Given request
Stop at the line containing "align=center] (d1txt) at": write out every line from the beginning of the entries up to and including it, minus the pictures.

Task inputs
_ _ _

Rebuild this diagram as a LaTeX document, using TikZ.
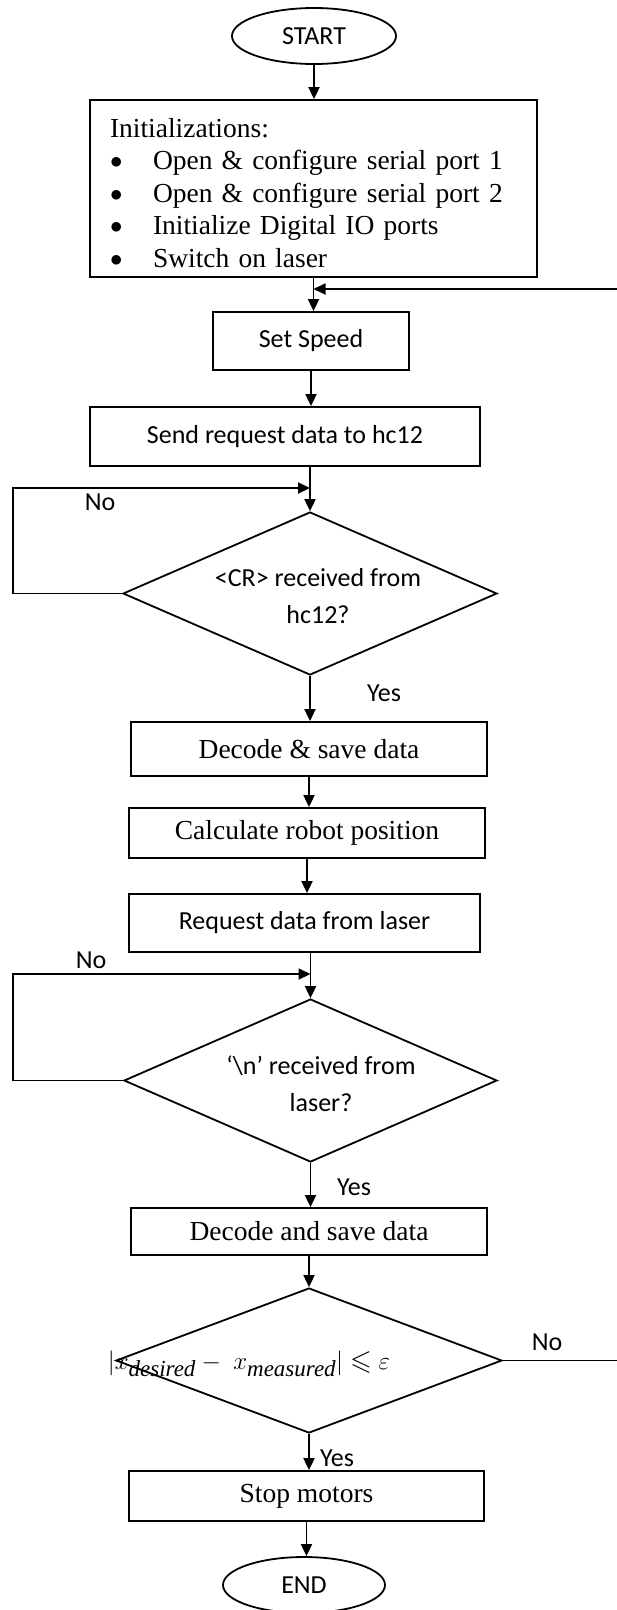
\documentclass[tikz,border=0pt]{standalone}
\usepackage{fontspec}
\usepackage{amsmath}
\usepackage{amssymb}
\setmainfont{Liberation Serif}
\newfontfamily\calibrisf{Carlito}
\usetikzlibrary{arrows.meta,calc,positioning,shapes.geometric}
\newcommand{\serifbig}{\fontsize{27.5}{32.5}\selectfont}
\newcommand{\sfbig}{\calibrisf\fontsize{26}{37}\selectfont}
\newcommand{\blt}{\makebox[43pt][l]{\raisebox{1pt}{\fontsize{36}{36}\selectfont$\bullet$}}}
\newcommand{\subtxt}[1]{\mbox{\fontsize{23}{23}\selectfont\itshape #1}}
\tikzset{
  wire/.style     = {line width=1.8pt},
  arr/.style      = {wire, -{Triangle[length=12pt,width=11pt]}},
  procbox/.style  = {rectangle, draw, line width=1.8pt, inner sep=0pt, font=\serifbig},
  sfbox/.style    = {procbox, font=\sfbig},
  decision/.style = {diamond, draw, line width=1.8pt, inner sep=0pt},
  terminal/.style = {ellipse, draw, line width=1.8pt, inner sep=0pt, font=\sfbig},
  lbl/.style      = {font=\sfbig, inner sep=0pt},
}

\begin{document}
\begin{tikzpicture}[x=1pt,y=-1pt]
  \useasboundingbox (0,0) rectangle (617,1610);

  \node[terminal, minimum width=164pt, minimum height=56pt] (start) at (314,36) {START};
  \node[procbox, minimum height=177pt, text width=407pt, inner xsep=20pt, align=left]
    (init) at (313.5,188.5)
    {\rule{0pt}{28pt}Initializations:\\
     \blt Open \& configure serial port 1\\
     \blt Open \& configure serial port 2\\
     \blt Initialize Digital IO ports\\
     \blt Switch on laser};
  \node[sfbox, minimum width=196pt, minimum height=58pt] (speed) at (311,341) {Set Speed};
  \node[sfbox, minimum width=390pt, minimum height=59pt] (sendreq) at (285,436.5) {Send request data to hc12};

  % first wait loop
  \node[decision, minimum width=374pt, minimum height=163pt] (d1) at (310,593.5) {};
  \node[lbl, align=center] (d1txt) at (318,596) {<CR> received from\\hc12?};

  \node[procbox, minimum width=356pt, minimum height=54pt] (decode) at (309,749) {Decode \& save data};
  \node[procbox, minimum width=356pt, minimum height=50pt] (calc) at (307,833) {Calculate robot position};
  \node[sfbox, minimum width=351pt, minimum height=58pt] (reqlaser) at (304.5,923) {Request data from laser};

  % second wait loop
  \node[decision, minimum width=373pt, minimum height=163pt] (d2) at (310.5,1080.5) {};
  \node[lbl, align=center] (d2txt) at (321,1084) {‘\textbackslash n’ received from\\laser?};

  \node[procbox, minimum width=356pt, minimum height=47pt] (decode2) at (309,1231.5) {Decode and save data};

  \node[decision, minimum width=386pt, minimum height=145pt] (d3) at (309,1360.5) {};
  \node[inner sep=0pt, font=\fontsize{28}{32}\selectfont] (d3txt) at (249,1364)
    {$|x_{\subtxt{desired}} - \; x_{\subtxt{measured}}| \leqslant \varepsilon$};

  \node[procbox, minimum width=355pt, minimum height=50pt] (stop) at (306.5,1496) {Stop motors};
  \node[terminal, minimum width=162pt, minimum height=56pt] (end) at (304,1585) {END};

  \coordinate (j1) at (313.5,289);
  \coordinate (j2) at (310,488);
  \coordinate (j3) at (310.5,974);

  \draw[arr] (start) -- (start |- init.north);
  \draw[arr] (init.south) -- (init.south |- speed.north);
  \draw[arr] (speed.south) -- (speed.south |- sendreq.north);
  \draw[arr] (sendreq.south -| d1.north) -- (d1.north);
  \draw[arr] (d1.south) -- (d1.south |- decode.north);
  \draw[arr] (decode.south) -- (decode.south |- calc.north);
  \draw[arr] (calc.south) -- (calc.south |- reqlaser.north);
  \draw[arr] (reqlaser.south -| d2.north) -- (d2.north);
  \draw[arr] (d2.south) -- (d2.south |- decode2.north);
  \draw[arr] (decode2.south -| d3.north) -- (d3.north);
  \draw[arr] (d3.south) -- (d3.south |- stop.north);
  \draw[arr] (stop.south) -- (stop.south |- end.north);

  % loops back
  \draw[arr] (d1.west) -- ++(-109,0) |- (j2);
  \draw[arr] (d2.west) -- ++(-110,0) |- (j3);
  \draw[arr] (d3.east) -- ++(118,0) |- (j1);

  \node[lbl] (no1) at (100,502) {No};
  \node[lbl] (no2) at (91,960) {No};
  \node[lbl] (no3) at (547,1342) {No};
  \node[lbl] (yes1) at (384,693) {Yes};
  \node[lbl] (yes2) at (354,1187) {Yes};
  \node[lbl] (yes3) at (337,1458) {Yes};
\end{tikzpicture}
\end{document}
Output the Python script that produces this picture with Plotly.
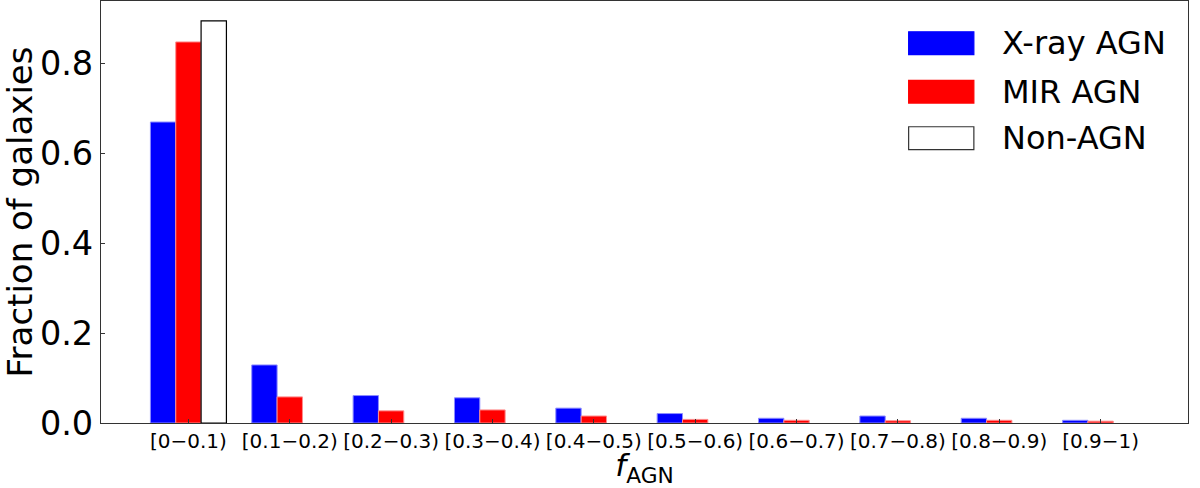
import plotly.graph_objects as go

# Data
bins = ["[0\u22120.1)", "[0.1\u22120.2)", "[0.2\u22120.3)", "[0.3\u22120.4)", "[0.4\u22120.5)",
        "[0.5\u22120.6)", "[0.6\u22120.7)", "[0.7\u22120.8)", "[0.8\u22120.9)", "[0.9\u22121)"]
xray_agn = [0.669, 0.129, 0.061, 0.056, 0.033, 0.021, 0.0105, 0.0155, 0.0105, 0.006]
mir_agn = [0.847, 0.058, 0.027, 0.029, 0.0155, 0.008, 0.006, 0.005, 0.006, 0.004]
non_agn = [0.894, None, None, None, None, None, None, None, None, None]

series = [
    ("X-ray AGN", xray_agn, "#0000ff", "rgba(140,140,255,1)", 1),
    ("MIR AGN", mir_agn, "#ff0000", "rgba(255,140,140,1)", 1),
    ("Non-AGN", non_agn, "#ffffff", "#000000", 1.2),
]

font = "DejaVu Sans"
fig = go.Figure()

for name, vals, fill, edge, lw in series:
    fig.add_trace(go.Bar(
        x=bins, y=vals, name=name,
        marker=dict(color=fill, line=dict(color=edge, width=lw)),
        showlegend=False,
    ))

# hand-made legend with wide swatches (like matplotlib)
ys = [0.9, 0.785, 0.675]
for (name, vals, fill, edge, lw), yy in zip(series, ys):
    fig.add_shape(type="rect", xref="paper", yref="paper",
                  x0=0.743, x1=0.803, y0=yy - 0.027, y1=yy + 0.027,
                  fillcolor=fill,
                  line=dict(color="#333333" if name == "Non-AGN" else fill, width=1.2))
    fig.add_annotation(text=name, xref="paper", yref="paper", x=0.827, y=yy,
                       xanchor="left", yanchor="middle", showarrow=False,
                       font=dict(family=font, size=32, color="black"))

fig.update_layout(
    width=1200, height=488,
    margin=dict(l=101, r=12, t=1, b=65),
    plot_bgcolor="white", paper_bgcolor="white",
    barmode="group", bargap=0.25, bargroupgap=0,
    font=dict(family=font, color="black"),
    xaxis=dict(
        range=[-0.8625, 9.8625],
        showline=True, linecolor="#333333", linewidth=1.2, mirror=True,
        ticks="inside", ticklen=4, tickcolor="#333333",
        tickfont=dict(size=20, family=font),
        title=dict(text="<i>f</i><sub>AGN</sub>", font=dict(size=31, family=font), standoff=3),
        showgrid=False, automargin=False,
    ),
    yaxis=dict(
        range=[0, 0.938],
        tickvals=[0, 0.2, 0.4, 0.6, 0.8], tickformat=".1f",
        showline=True, linecolor="#333333", linewidth=1.2, mirror=True,
        ticks="inside", ticklen=4, tickcolor="#333333",
        tickfont=dict(size=33.5, family=font),
        title=dict(text="Fraction of galaxies", font=dict(size=34, family=font), standoff=0),
        showgrid=False, zeroline=False, automargin=False,
    ),
)

fig.write_html("out.html", config={"displayModeBar": False},
               post_script="document.body.style.margin='0';")
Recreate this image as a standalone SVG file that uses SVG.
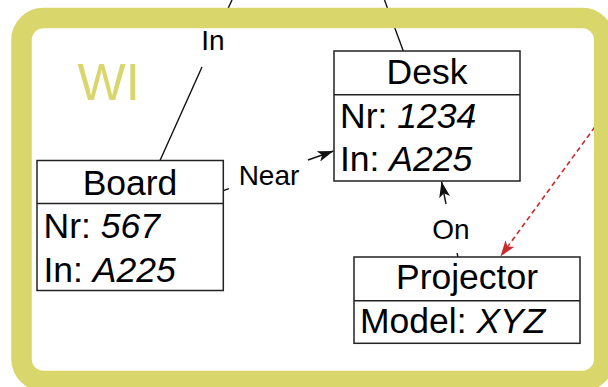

_ _ _

Exercise solution
Rebuild this diagram as a LaTeX document, using TikZ.
\documentclass[tikz,border=0pt]{standalone}
\usepackage{fontspec}
\usepackage{amsmath}
\usepackage{amssymb}
\setmainfont{Liberation Serif}
\newfontfamily\calibrisf{Carlito}
\usetikzlibrary{arrows.meta,calc,positioning,shapes.geometric}
\newcommand{\serifbig}{\fontsize{27.5}{32.5}\selectfont}
\newcommand{\sfbig}{\calibrisf\fontsize{26}{37}\selectfont}
\newcommand{\blt}{\makebox[43pt][l]{\raisebox{1pt}{\fontsize{36}{36}\selectfont$\bullet$}}}
\newcommand{\subtxt}[1]{\mbox{\fontsize{23}{23}\selectfont\itshape #1}}
\tikzset{
  wire/.style     = {line width=1.8pt},
  arr/.style      = {wire, -{Triangle[length=12pt,width=11pt]}},
  procbox/.style  = {rectangle, draw, line width=1.8pt, inner sep=0pt, font=\serifbig},
  sfbox/.style    = {procbox, font=\sfbig},
  decision/.style = {diamond, draw, line width=1.8pt, inner sep=0pt},
  terminal/.style = {ellipse, draw, line width=1.8pt, inner sep=0pt, font=\sfbig},
  lbl/.style      = {font=\sfbig, inner sep=0pt},
}

\begin{document}
\begin{tikzpicture}[x=1pt,y=-1pt]
  \useasboundingbox (0,0) rectangle (617,1610);

  \node[terminal, minimum width=164pt, minimum height=56pt] (start) at (314,36) {START};
  \node[procbox, minimum height=177pt, text width=407pt, inner xsep=20pt, align=left]
    (init) at (313.5,188.5)
    {\rule{0pt}{28pt}Initializations:\\
     \blt Open \& configure serial port 1\\
     \blt Open \& configure serial port 2\\
     \blt Initialize Digital IO ports\\
     \blt Switch on laser};
  \node[sfbox, minimum width=196pt, minimum height=58pt] (speed) at (311,341) {Set Speed};
  \node[sfbox, minimum width=390pt, minimum height=59pt] (sendreq) at (285,436.5) {Send request data to hc12};

  % first wait loop
  \node[decision, minimum width=374pt, minimum height=163pt] (d1) at (310,593.5) {};
  \node[lbl, align=center] (d1txt) at (318,596) {<CR> received from\\hc12?};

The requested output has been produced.